As a quick example: ‘annotation of a file requires the file id looked up from the tree, the basis revision id from the tree, and then the text of that fileid-revisionid pair along with the creating revision id allocated to each line, and the dotted revision number of each of those revision ids.’ All three of our key domain objects are involved here, but we haven’t defined any characteristics of the api or disk facilities yet. We could then do that by saying something like ‘the file-id lookup should degrade gracefully as trees become huge. The tree basis id should be constant time. Retrieval of the annotated text should be roughly constant for any text of the same size regardless of the number of revisions contributing to its content. Mapping of the revision ids to dotted revnos could be done as the text is retrieved, but it’s completely fine to post-process the annotated text to obtain dotted-revnos.’
What factors should be considered?¶
Obviously, those that will make for an extremely fast system :). There are many possible factors, but the ones I think are most interesting to design with are:
- baseline overhead: - The time to get bzr ready to begin the use case. 
 
- scaling: how does performance change when any of the follow aspects of the system are ratcheted massively up or down: - number of files/dirs/symlinks/subtrees in a tree (both working and revision trees) 
- size of any particular file 
- number of elements within a single directory 
- length of symlinks 
- number of changes to any file over time (subordinately also the number of merges of the file) 
- number of commits in the ancestry of a branch (subordinately also the number of merges) 

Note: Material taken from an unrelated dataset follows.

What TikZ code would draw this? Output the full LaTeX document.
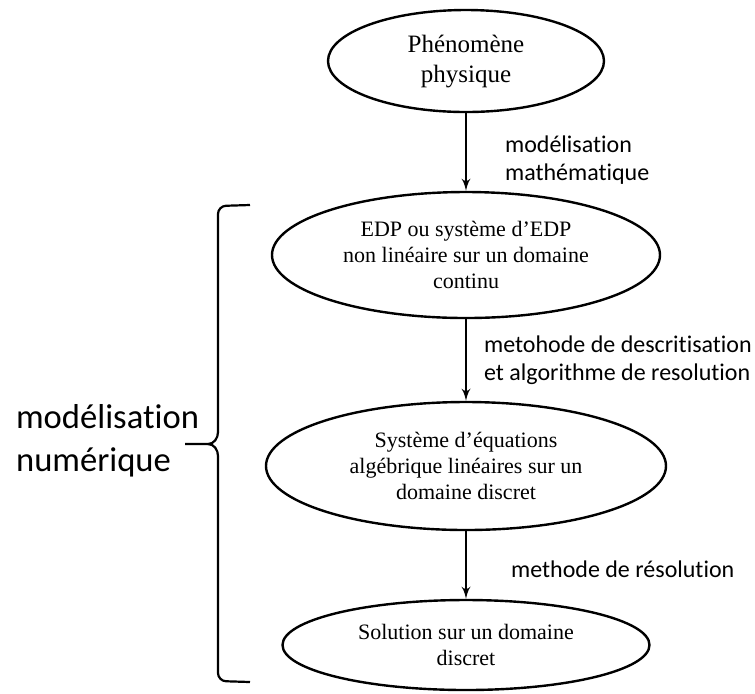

- number of revisions in a repository 
- number of fileids in a repository 
- number of ghosts in a given graph (revision or per-file) 
- number of branches in a repository 
- number of concurrent readers for a tree/branch/repository 
- number of concurrent writers for objects that support that. 
- latency to perform file operations (e.g. slow disks, network file systems, our VFS layer and FTP/SFTP/etc) 
- bandwidth to the disk storage 
- latency to perform semantic operations (hpss specific) 
- bandwidth when performing semantic operations. 
 
- locality of reference: If an operation requires data that is located within a small region at any point, we often get better performance than with an implementation of the same operation that requires the same amount of data but with a lower locality of reference. It’s fairly tricky to add locality of reference after the fact, so I think its worth considering up front. 
Using these factors, to the annotate example we can add that its reasonable to do two ‘semantic’ round trips to the local tree, one to the branch object, and two to the repository. In file-operation level measurements, in an ideal world there would be no more than one round trip for each semantic operation. What there must not be is one round trip per revision involved in the revisionid->dotted number mapping, nor per each revision id attributed to a line in the text.
Not all the items mentioned above are created equal. The analysis should include the parameters considered and the common case values for each - the optimisation should be around the common cases not around the exceptions.
For instance, we have a smart server now; file level operations are relatively low latency and we should use that as the common case. At this point we intend to preserve the performance of the dumb protocol networking, but focus on improving network performance via the smart server and thus escape the file-level operation latency considerations.
Many performance problems only become visible when changing the scaling knobs upwards to large trees. On small trees it’s our baseline performance that drives incremental improvements; on large trees it’s the amount of processing per item that drives performance. A significant goal therefore is to keep the amount of data to be processed under control. Ideally we can scale in a sublinear fashion for all operations, but we MUST NOT scale even linearly for operations that invoke a latency multiplier. For example, reading a file on disk requires finding the inode for the file, then the block with the data and returning the contents. Due to directory grouping logic we pay a massive price to read files if we do not group the reads of files within the same directory.